SIM registration in Nigeria among most invasive in the world
Countries without mandatory SIM-card registration laws include United Kingdom, United States, Bahamas, Bosnia and Herzegovina, Cabo Verde, Canada, Croatia, Denmark, Finland, Hong Kong, Ireland, Israel, Mexico, Portugal, and Sweden.
The laws for subscriber identification module (SIM) registration in Nigeria and fourteen other countries are considered the most invasive in the world, according to a new study by Comparitech, an online platform that provides tech research. The study examines privacy in mobile phone usage in 150 countries and how national governments impose SIM-card registration laws to collect data on their citizens.
The report identifies the requirement of biometrics in the registration process as one of the factors that determine the level of intrusiveness of the laws. Nigeria is among countries that currently have biometric registration laws. According to Comparitech, SIM-card registration in Nigeria requires both fingerprints and a facial image.
Other countries with biometric requirement in the registration process are China, Tanzania, Saudi Arabia, Singapore, Tajikistan, Thailand, Uganda, United Arab Emirates, Afghanistan, Bahrain, Bangladesh, Benin, Oman, Pakistan, Peru, and Venezuela.
Tanzania is at the top of the ranking of countries with the worst SIM-card registration laws, scoring 19 points out of the maximum of 21 points. Next on the ranking is Saudi Arabia (17 points), followed by North Korea and Uganda (15 points each). Lebanon, Pakistan, Singapore, and Sri Lanka have a score of 14 points; while Nigeria, Bahrain, Bangladesh, China, Myanmar, Tajikistan, United Arab Emirates scored 13 points.
Other indicators used in the study to determine the level of intrusiveness of SIM-card registration laws include whether the data collected is stored by telecommunication providers or shared with government agencies; the requirement by law enforcement to gain access to the data; for how long the data is stored; and whether or not there are data privacy protection legislations.
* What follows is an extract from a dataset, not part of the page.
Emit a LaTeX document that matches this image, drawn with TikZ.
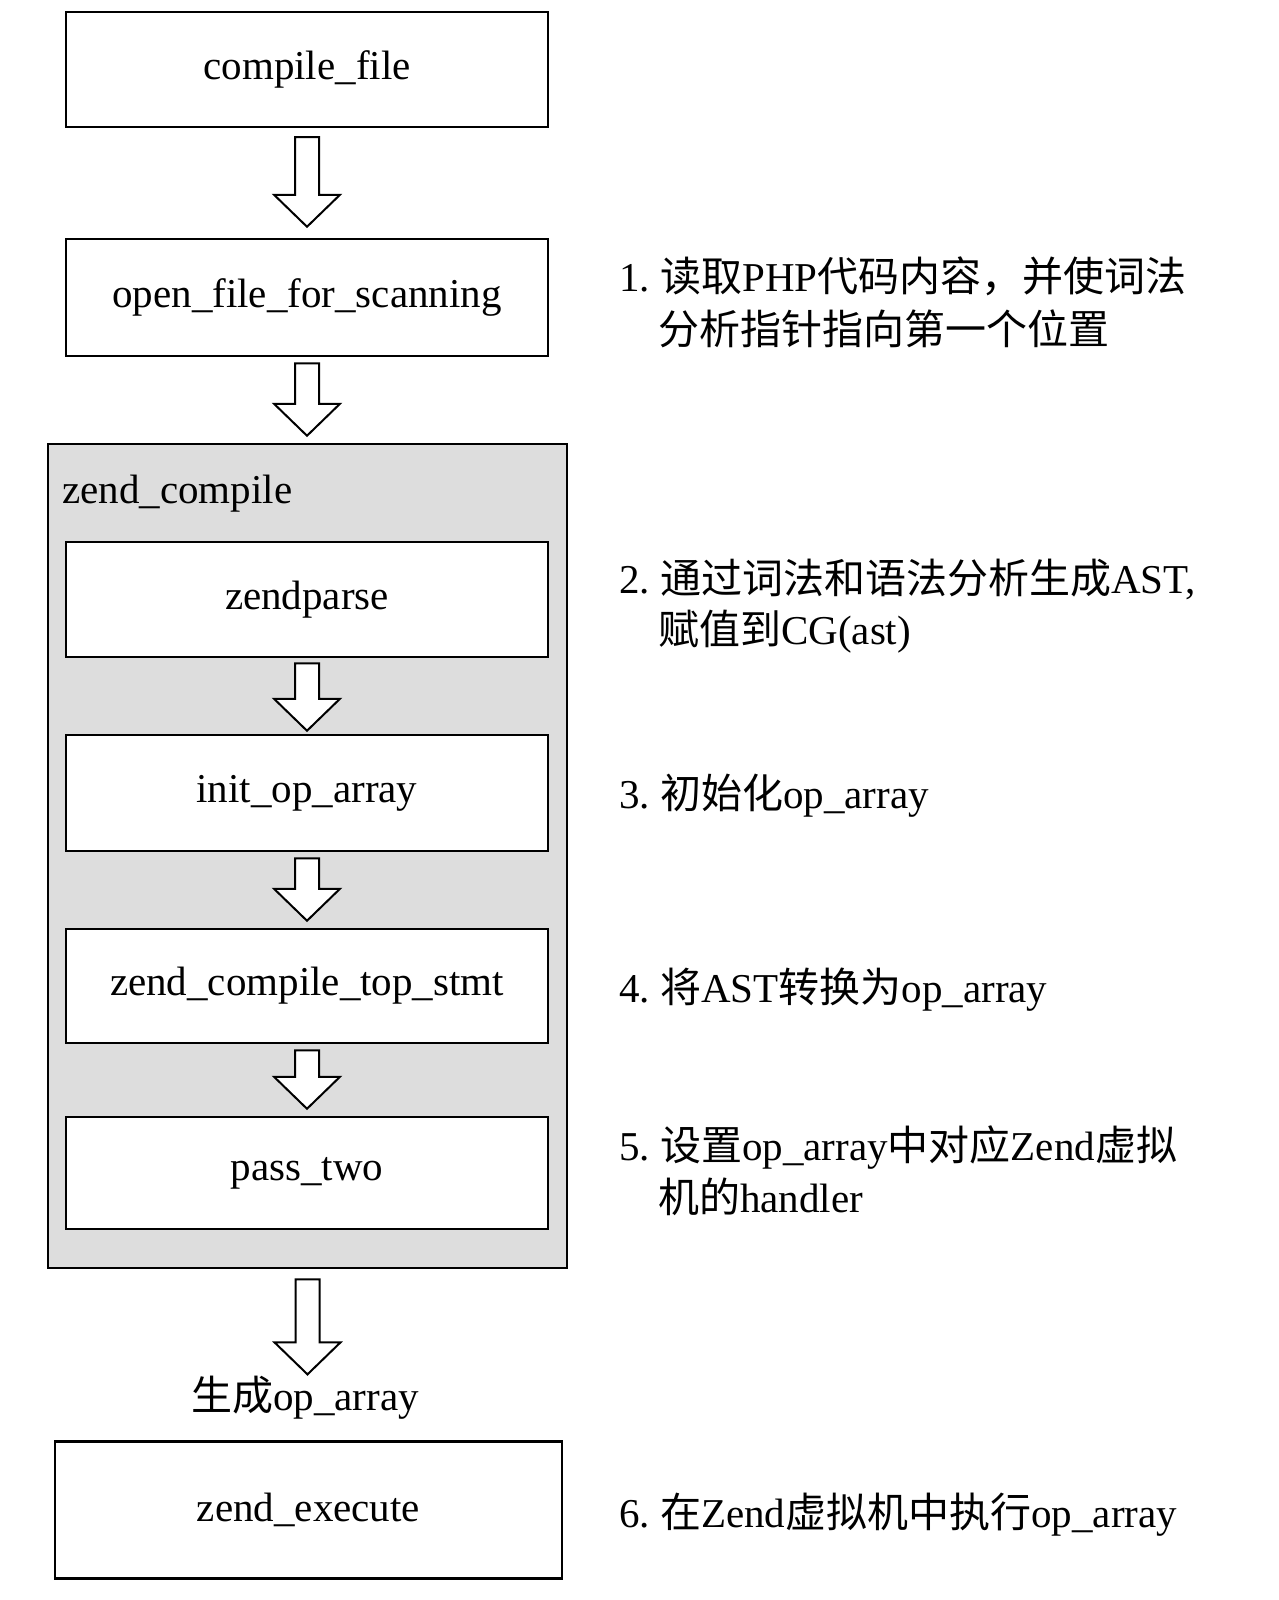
\documentclass[tikz,border=0pt]{standalone}
\usepackage{fontspec}
\usepackage{graphicx}
\setmainfont{Liberation Serif}
\newfontfamily\cjk{Noto Sans CJK SC}
\newcommand{\zh}[1]{{\cjk #1}}
\usetikzlibrary{calc}
\definecolor{boxgray}{RGB}{221,221,221}
\frenchspacing
% block arrow: from node, top gap, target point, tip gap
\newcommand{\blockarrow}[4]{%
  \draw[barrowstyle] let \p1=(#1.south), \p2=(#3) in
    (\x1-12pt,\y1-#2pt) -- (\x1-12pt,\y2+#4pt+32pt) -- (\x1-33pt,\y2+#4pt+32pt)
    -- (\x1,\y2+#4pt) -- (\x1+33pt,\y2+#4pt+32pt) -- (\x1+12pt,\y2+#4pt+32pt)
    -- (\x1+12pt,\y1-#2pt) -- cycle;}
\begin{document}
\begin{tikzpicture}[x=1pt,y=-1pt,
  box/.style={draw=black, line width=2.5pt, fill=white, minimum width=482pt,
    minimum height=115pt, inner sep=0pt, font=\fontsize{41}{49}\selectfont},
  note/.style={anchor=base west, inner sep=0pt, font=\fontsize{41}{49}\selectfont},
  plain/.style={inner sep=0pt, font=\fontsize{41}{49}\selectfont},
  barrowstyle/.style={draw=black, line width=2pt, fill=white, line join=miter}]
\fill[white] (0,0) rectangle (1278,1600);
\useasboundingbox (0,0) rectangle (1278,1600);

% container
\node[draw=black, line width=2.5pt, fill=boxgray, minimum width=519pt,
  minimum height=824pt, inner sep=0pt] (zc) at (307.5,856) {};
\node[plain, anchor=west] (zcl) at (62,494) {zend\_compile};

% boxes
\node[box] (cf) at (307,69.5) {compile\_file};
\node[box, minimum height=117pt] (ofs) at (307,297.5) {open\_file\_for\_scanning};
\node[box] (zp) at (307,599.5) {zendparse};
\node[box, minimum height=116pt] (ioa) at (307,793) {init\_op\_array};
\node[box, minimum height=114pt] (zcts) at (307,986) {zend\_compile\_top\_stmt};
\node[box, minimum height=112pt] (pt) at (307,1173) {pass\_two};
\node[plain, anchor=base] (lbl) at (305,1410) {\zh{生成}op\_array};
\node[box, minimum width=507pt, minimum height=137pt] (ze) at (308.5,1510) {zend\_execute};

% arrows
\blockarrow{cf}{9}{ofs.north}{11}
\blockarrow{ofs}{6}{zc.north}{7}
\blockarrow{zp}{5}{ioa.north}{3}
\blockarrow{ioa}{6}{zcts.north}{7}
\blockarrow{zcts}{6}{pt.north}{7}
\blockarrow{zc}{10}{lbl.north}{1}

% notes
\node[note] (n1a) at (619,291) {1. \zh{读取}PHP\zh{代码内容，并使词法}};
\node[note] (n1b) at (658,344) {\makebox[447pt][s]{\cjk 分\hfil 析\hfil 指\hfil 针\hfil 指\hfil 向\hfil 第\hfil 一\hfil 个\hfil 位\hfil 置}};
\node[note] (n2a) at (619,593) {2. \zh{通过词法和语法分析生成}AST,};
\node[note] (n2b) at (658,644) {\zh{赋值到}CG(ast)};
\node[note] (n3) at (619,808) {3. \zh{初始化}op\_array};
\node[note] (n4) at (619,1002) {4. \zh{将}AST\zh{转换为}op\_array};
\node[note] (n5a) at (619,1160) {5. \zh{设置}op\_array\zh{中对应}Zend\zh{虚拟}};
\node[note] (n5b) at (658,1212) {\zh{机的}handler};
\node[note] (n6) at (619,1527) {6. \zh{在}Zend\zh{虚拟机中执行}op\_array};
\end{tikzpicture}
\end{document}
Apart from biometrics, photo ID is a requirement to sign up for phone service in some countries. Other requirements are a permanent address, date of birth, nationality and gender.
"In China, anyone registering a new phone number now needs to submit a facial scan. This is also happening in Singapore," said Paul Bischoff, a tech writer at Comparitech.
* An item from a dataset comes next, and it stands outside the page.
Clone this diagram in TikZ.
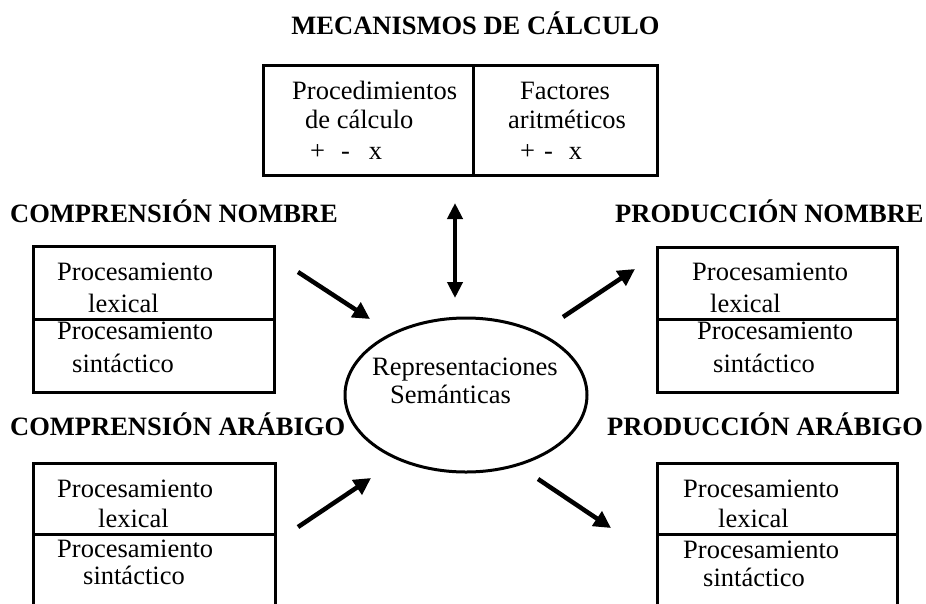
\documentclass[tikz,border=0pt]{standalone}
\usepackage{fontspec}
\setmainfont{Liberation Serif}
\usetikzlibrary{arrows.meta,shapes.geometric}
\tikzset{
  boxpart/.style={draw, line width=3pt, rectangle, inner sep=0pt},
  txt/.style={font=\fontsize{26.5}{30}\selectfont, inner sep=0pt, anchor=base west},
  hdr/.style={font=\fontsize{26.5}{30}\selectfont\bfseries, inner sep=0pt, anchor=base west},
  bigarrow/.style={line width=4.5pt, -{Triangle[length=17pt,width=17pt]}},
  dblarrow/.style={line width=4pt, {Triangle[length=16pt,width=15pt]}-{Triangle[length=16pt,width=15pt]}}
}
\begin{document}
\begin{tikzpicture}[x=1pt,y=-1pt]
\useasboundingbox (0,0) rectangle (926,603);
\clip (0,0) rectangle (926,603);
\fill[white] (0,0) rectangle (926,603);

% title
\node[font=\fontsize{26.5}{30}\selectfont\bfseries, inner sep=0pt, anchor=base] (title) at (475.5,34) {MECANISMOS DE CÁLCULO};

% top box
\node[boxpart, minimum width=210pt, minimum height=110pt] (calcL) at (368,120) {};
\node[boxpart, minimum width=184pt, minimum height=110pt] (calcR) at (565,120) {};
\node[txt] (t1) at (292,99) {Procedimientos};
\node[txt] (t2) at (305,128) {de cálculo};
\node[txt] (t3) at (310,159) {+\hspace{16pt}-\hspace{19pt}x};
\node[txt] (t4) at (520,99) {Factores};
\node[txt] (t5) at (508,128) {aritméticos};
\node[txt] (t6) at (520,159) {+\hspace{9pt}-\hspace{16pt}x};

% headers
\node[hdr] (hCN) at (10,222) {COMPRENSIÓN NOMBRE};
\node[hdr] (hPN) at (615,222) {PRODUCCIÓN NOMBRE};
\node[hdr] (hCA) at (10,435) {COMPRENSIÓN ARÁBIGO};
\node[hdr] (hPA) at (607,435) {PRODUCCIÓN ARÁBIGO};

% CN box
\node[boxpart, minimum width=241pt, minimum height=73pt] (cnU) at (153.5,282.5) {};
\node[boxpart, minimum width=241pt, minimum height=73pt] (cnL) at (153.5,355.5) {};
\node[txt] (cn1) at (57,280) {Procesamiento};
\node[txt] (cn2) at (88,312) {lexical};
\node[txt] (cn3) at (57,339) {Procesamiento};
\node[txt] (cn4) at (72,372) {sintáctico};

% PN box
\node[boxpart, minimum width=240pt, minimum height=72pt] (pnU) at (777,283) {};
\node[boxpart, minimum width=240pt, minimum height=73pt] (pnL) at (777,355.5) {};
\node[txt] (pn1) at (692,280) {Procesamiento};
\node[txt] (pn2) at (710,312) {lexical};
\node[txt] (pn3) at (697,339) {Procesamiento};
\node[txt] (pn4) at (713,372) {sintáctico};

% CA box
\node[boxpart, minimum width=242pt, minimum height=71pt] (caU) at (154,498.5) {};
\node[boxpart, minimum width=242pt, minimum height=106pt] (caL) at (154,587) {};
\node[txt] (ca1) at (57,497) {Procesamiento};
\node[txt] (ca2) at (98,527) {lexical};
\node[txt] (ca3) at (57,557) {Procesamiento};
\node[txt] (ca4) at (83,584) {sintáctico};

% PA box
\node[boxpart, minimum width=240pt, minimum height=71pt] (paU) at (777,498.5) {};
\node[boxpart, minimum width=240pt, minimum height=106pt] (paL) at (777,587) {};
\node[txt] (pa1) at (683,497) {Procesamiento};
\node[txt] (pa2) at (718,527) {lexical};
\node[txt] (pa3) at (683,558) {Procesamiento};
\node[txt] (pa4) at (703,586) {sintáctico};

% ellipse
\node[draw, ellipse, line width=3pt, minimum width=242pt, minimum height=154pt, inner sep=0pt] (sem) at (466,395) {};
\node[txt] (s1) at (372,375) {Representaciones};
\node[txt] (s2) at (390,403) {Semánticas};

% arrow end points
\coordinate (vA) at (455,203);
\coordinate (vB) at (455,298);
\coordinate (cnS) at (298,272);
\coordinate (cnE) at (370,319);
\coordinate (pnS) at (563,317);
\coordinate (pnE) at (635,269);
\coordinate (caS) at (298,527);
\coordinate (caE) at (371,478);
\coordinate (paS) at (538,479);
\coordinate (paE) at (611,528);

\draw[dblarrow] (vA) -- (vB);
\draw[bigarrow] (cnS) -- (cnE);
\draw[bigarrow] (pnS) -- (pnE);
\draw[bigarrow] (caS) -- (caE);
\draw[bigarrow] (paS) -- (paE);
\end{tikzpicture}
\end{document}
According to the report, while most countries require mandatory SIM-card registration, this requirement does not exist in about 45 countries and jurisdictions. Countries without mandatory SIM-card registration laws include United Kingdom, United States, Bahamas, Bosnia and Herzegovina, Cabo Verde, Canada, Croatia, Denmark, Finland, Hong Kong, Ireland, Israel, Mexico, Portugal, and Sweden.
Discussing how SIM-card registration threatens people's privacy, Bischoff said, "Creating a database of citizens and their mobile numbers restricts private communications, increases the potential of them being tracked and monitored, enables governments to build in-depth profiles of their citizens, and risks private data falling into the wrong hands."
Comparitech said mandatory SIM-card registrations also poses the risk of identity theft and abuse of data. Criminals can use someone else’s photo and personal information to sign up for a new SIM, potentially causing a lot of trouble for the impersonated individual.
The tech researchers also said without laws to protect registration data, people’s personal details can be shared with other third parties, such as advertisers and tax collection agencies.